Updated: 2017-10-27, 10:17
I recently worked a Sunday evening shift for the first time, 1:00-9:00 PM. I didn’t stay until closing, but long enough to support my daytime and evening crew while the normal closer was on vacation. I’m glad I did, because I certainly saw some things I want to work on changing. I won’t go into details, because this isn’t the correct forum for that, but let’s just say I’m interested in running a tighter ship around here.
I’m almost five months into this position and I’ve begun getting my footing and growing in confidence. I’m seeing the lay of the land better. I’m seeing things that I’d like to change and am now processing the best way to go about it. I feel like I’m ready to start throwing a little weight around, but I’m not sure how. One of my problems is that every time I’ve ever tried to be the alpha male I’ve just ended up embarrassing myself. Another problem is that every time I act from a purely emotional state I make the wrong choice and either look like a fool or an asshole, and usually both. I don’t have the strength of personality to lead from the top. What I think I need to do is develop some soft-power skills to push things the way I want to go.
What is soft power? Soft power comes from the international relations field and is roughly defined as the ability to achieve one’s goals through persuasion, rather than coercion. I can tell people to do and act in certain ways, but I won’t get the results I want if they don’t want to make the changes I desire. I can and should make direct requests, fiats, commands, and decrees, but I also need to be able to convince, cajole, encourage, and display the changes I seek.
For instance, in the past I’ve not felt that it was the student supervisor’s job to teach the student how to be a good employee for someone else. I’m second-guessing that now. My previous experience was at a much smaller institution that demanded much less of the front-line students. Here, our busiest times, not surprisingly, are during the class switches. Between 8:15 AM and 8:30 PM, students leave whichever building their class was in and come to the library for this, that, or the other, and we can have, literally, thousands of people in the building at one time. Compare this to my last library when they were busy before classes, at lunch, and in 3:00-5:00 PM range, after afternoon classes and before evening classes. There were never more than a couple hundred people in that building at any one time.

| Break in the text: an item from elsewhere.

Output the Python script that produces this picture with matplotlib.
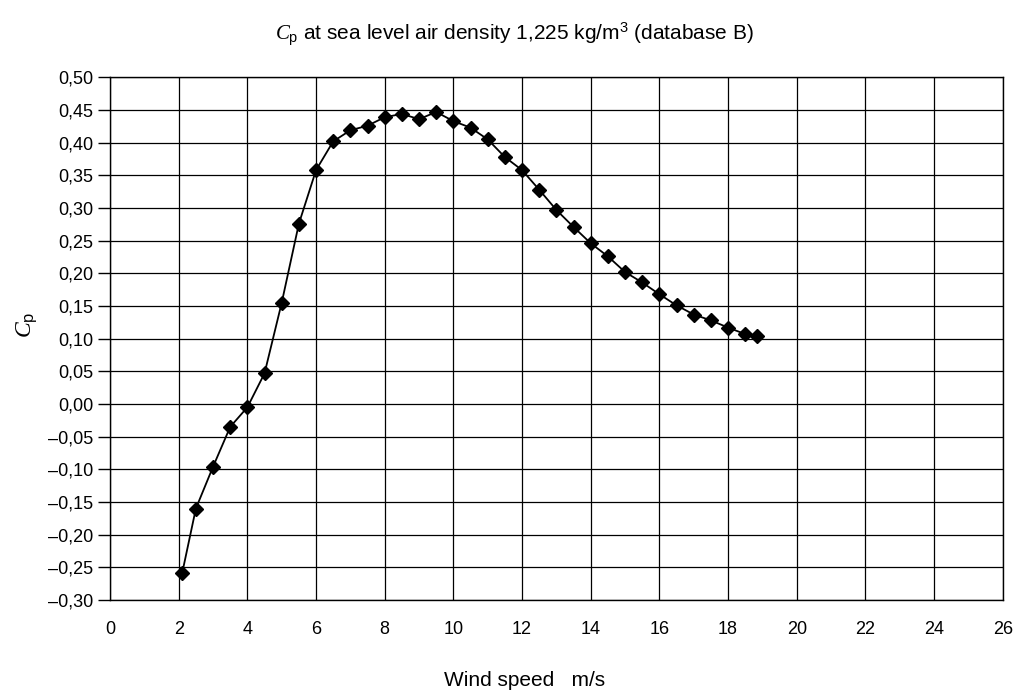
import matplotlib
matplotlib.use("Agg")
import matplotlib.pyplot as plt
from matplotlib.ticker import FuncFormatter

plt.rcParams["font.family"] = ["Liberation Sans", "DejaVu Sans"]
plt.rcParams["mathtext.fontset"] = "custom"
plt.rcParams["mathtext.it"] = "Liberation Serif:italic"
plt.rcParams["mathtext.rm"] = "Liberation Sans"

# Cp curve, database B
wind_speed = [2.1, 2.5, 3.0, 3.5, 4.0, 4.5, 5.0, 5.5, 6.0, 6.5, 7.0, 7.5, 8.0, 8.5,
              9.0, 9.5, 10.0, 10.5, 11.0, 11.5, 12.0, 12.5, 13.0, 13.5, 14.0, 14.5,
              15.0, 15.5, 16.0, 16.5, 17.0, 17.5, 18.0, 18.5, 18.85]
cp = [-0.259, -0.160, -0.096, -0.035, -0.005, 0.047, 0.155, 0.276, 0.358, 0.402,
      0.419, 0.426, 0.439, 0.444, 0.436, 0.447, 0.433, 0.423, 0.405, 0.378, 0.358,
      0.328, 0.297, 0.271, 0.246, 0.226, 0.202, 0.186, 0.168, 0.151, 0.137, 0.128,
      0.117, 0.107, 0.104]

x_ticks = list(range(0, 27, 2))
y_ticks = [round(-0.30 + 0.05 * i, 2) for i in range(17)]

fig = plt.figure(figsize=(10.19, 6.95), dpi=100)
ax = fig.add_axes([0.108, 0.1367, 0.876, 0.752])

ax.plot(wind_speed, cp, color="black", lw=1.3, marker="D", ms=7.5,
        markerfacecolor="black", markeredgecolor="black", zorder=3)

ax.set_xlim(0, 26)
ax.set_ylim(-0.30, 0.50)
ax.set_xticks(x_ticks)
ax.set_yticks(y_ticks)
ax.yaxis.set_major_formatter(FuncFormatter(
    lambda v, p: f"{v:.2f}".replace(".", ",").replace("-", "\u2013")
    if abs(v) > 1e-9 else "0,00"))
ax.grid(True, color="black", lw=0.9)
ax.set_axisbelow(True)
for s in ax.spines.values():
    s.set_color("black")
    s.set_linewidth(1.0)
ax.tick_params(axis="y", length=9, width=1.0, labelsize=13, pad=3)
ax.tick_params(axis="x", length=0, labelsize=13, pad=15)

# title and axis labels sit centred on the figure, not the axes
fig.text(0.505, 1 - 34 / 695,
         r"$\mathit{C}_{\mathrm{p}}$ at sea level air density 1,225 kg/m$^{3}$ (database B)",
         fontsize=15, ha="center", va="center")
fig.text(0.515, 1 - 680 / 695, "Wind speed   m/s", fontsize=15, ha="center", va="center")
fig.text(27 / 1019, 1 - 325 / 695, r"$\mathit{C}_{\mathrm{p}}$", fontsize=17,
         rotation=90, ha="center", va="center")

fig.savefig("out.png", dpi=100)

With the service environment being so different I’m beginning to feel that we need to be holding our student workers to a higher, more professional, standard. I’m even seriously considering instituting a loose dress code: e.g. no gym clothes, no open toed shoes, etc. I’m also concerned about the work spaces being relatively tidy. We have these bursts of activity where one cannot sit down, much less be expected to put away all returned items, but they are cyclical and predictable and in their troughs we have opportunities to return our returns to their home. That hasn’t been happening, necessarily, and I am now actively encouraging and performing these duties.
So far, the tidy desk initiative seems to be working. I’ve communicated to everyone my desire and the reasoning for it via email. When I’ve noticed it not being done I’ve been able to ask or gently remind for it to be done. I’ve not lost my temper or otherwise had to be mean about it, and as far as I can tell people are complying without resentment. I believe that a mix of hard and soft power has worked to my benefit, here.
Getting cooperation on a tidy circulation desk is something that I can implement on my own, but larger changes in the culture of our student assistants is something that will have to take buy-in from my direct reports. Do I have sufficient credibility to bring them along? I don’t know. I’m considering having a series of meetings in which we discuss what we want and need from our student assistants. Ultimately, I’d like to produce a clear manual that lays out our expectations and standards for our student assistants with a document that each student signs and can be used as a reminder and codified document for the times when discipline is necessary.
I’m actually thinking that this won’t be such a difficult thing to get traction on. I’ve actually received independent feedback on this from people underneath me without ever mentioning that I was considering it. If I can show that multiple parties are having the same thoughts I am it only bolsters my argument. For all I know, everyone is having the same thoughts, we just aren’t communicating them.
The first step is to float the idea and get feedback from my full-timers. Only then, can I move forward with my plans. I’ve been lax on the subject of meetings, because there are already a lot of meetings scheduled for us, but I’m beginning to think that this is an opportunity to begin a meeting schedule that will have a real purpose and open communication between ourselves to align our goals.
UPDATE: They all seemed receptive to the idea. I think we’re going to start a working group to build both a standards and expectations document and a formal training program.